Steele, who is immediately smitten and intimidated by Grey, reluctantly enters into a relationship with Grey, only there’s a catch: Grey insists that she sign a contract stipulating that she will be his submissive, and will agree to having certain abusive/pleasurable sex acts inflicted upon her.

The contract is meant to allow Grey to assert command control over Steele, but by not immediately signing it, she’s able to use it as leverage to wrestle control back away from him. In the interim, they continue to fuck, and while Grey owns her sexually, Steele gradually gains the upper hand emotionally.

As much as I am loathe to admit it, that’s actually an interesting psychological premise, and if 50 Shades of Grey were an emotionally complex film about mind games, about leveraging the power of sex, and about what drives BDSM relationships, it could’ve worked. Give that premise to David Fincher (or even David Cronenberg), and it has all the makings of a challenging, psychological mind-fuck.

Instead, Taylor-Johnson and screenwriter Kelly Marcel are confined by the storyline of an insipid, reductive novel that sold 100 million copies. It’s shit. There’s no layers or subtext. There’s nothing thoughtful going on here. Christian Grey buys Ana lavish gifts, she allows him to fuck her, she pulls away, he buys her another gift, she allows him to fuck her again.

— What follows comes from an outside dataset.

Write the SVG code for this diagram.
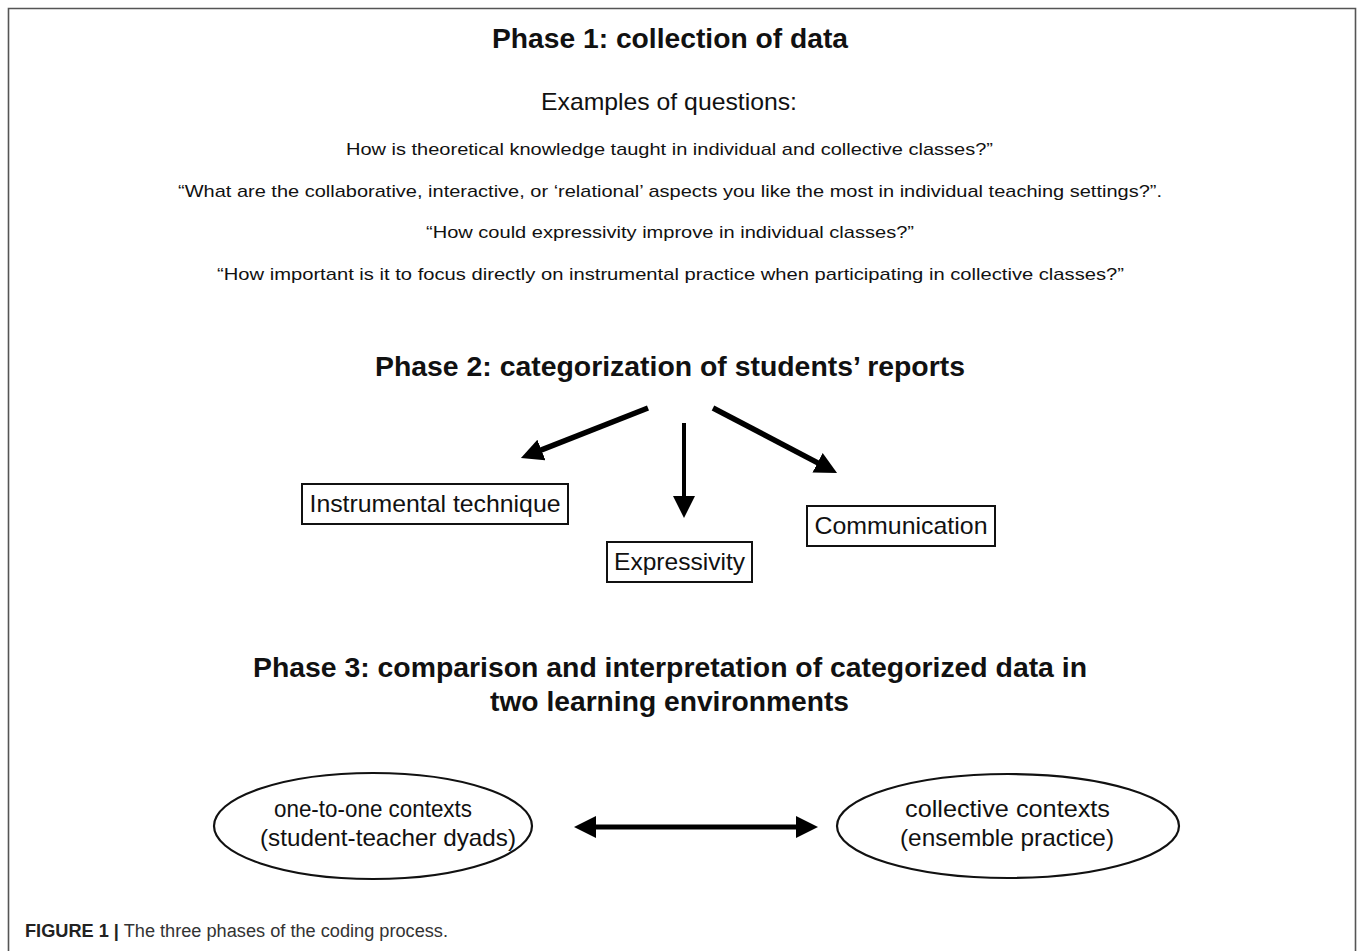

There’s nothing buzzing underneath to elevate the relationship, except for a performance from Dakota Johnson that this movie doesn’t deserve.

It is, at times, so glacially paced that I found myself frequently shifting in my seat before realizing that, as the only man sitting by himself in a theater full of large groups of mostly middle-aged women, that restlessness could’ve been mistaken for anxiousness, so add self-consciousness to the pile of uncomfortable feelings 50 Shades of Grey elicits.

As for those sex scenes? You can’t do justice to a real BDSM relationship in a movie meant to be distributed in 3500 theaters across the nation. They are tasteful and sometimes sensual, but mostly airless and sterile. There’s nothing animalistic about them — sex is sloppy and primal and intimate. In 50 Shades, it’s reduced to quick edits: Boob, bush, boob, curling toes, whip, boob, mouth, arching back, hands, boob. It’s like quickly flipping through a glossy magazine with (female) nudity. It’s artistic, but not erotic.

Besides the facile plot and the vapid writing, however, the biggest detriment to 50 Shades is Christian Grey, an inexpressive, animatronic fuck machine with all the charisma of a limp dick. I don’t think that Charlie Hunnam — who was originally cast in the role — is a particularly skilled actor, but he has a personality. I suspected as much when watching him in The Fall, but Jamie Dornan is a brick shithouse with nothing going on up top. He’s like abs and a pair of jeans being operated by remote control. He’s Patrick Bateman with the light turned off inside. Part of that is the role he’s stuck in, but more than that, Jamie Dornan possesses no charm or charisma. There’s no electricity.

Ultimately, 50 Shades of Grey is nothing but wasted potential for a thematically interesting character study buoyed occasionally by Dakota Johnson’s slow, subtle transformation. But given the source material with which Sam Taylor-Johnson had to work, 50 Shades didn’t have a shot in hell. It may advertise itself as fetishistic bondage porn, but it’s really just the missionary position of sex films.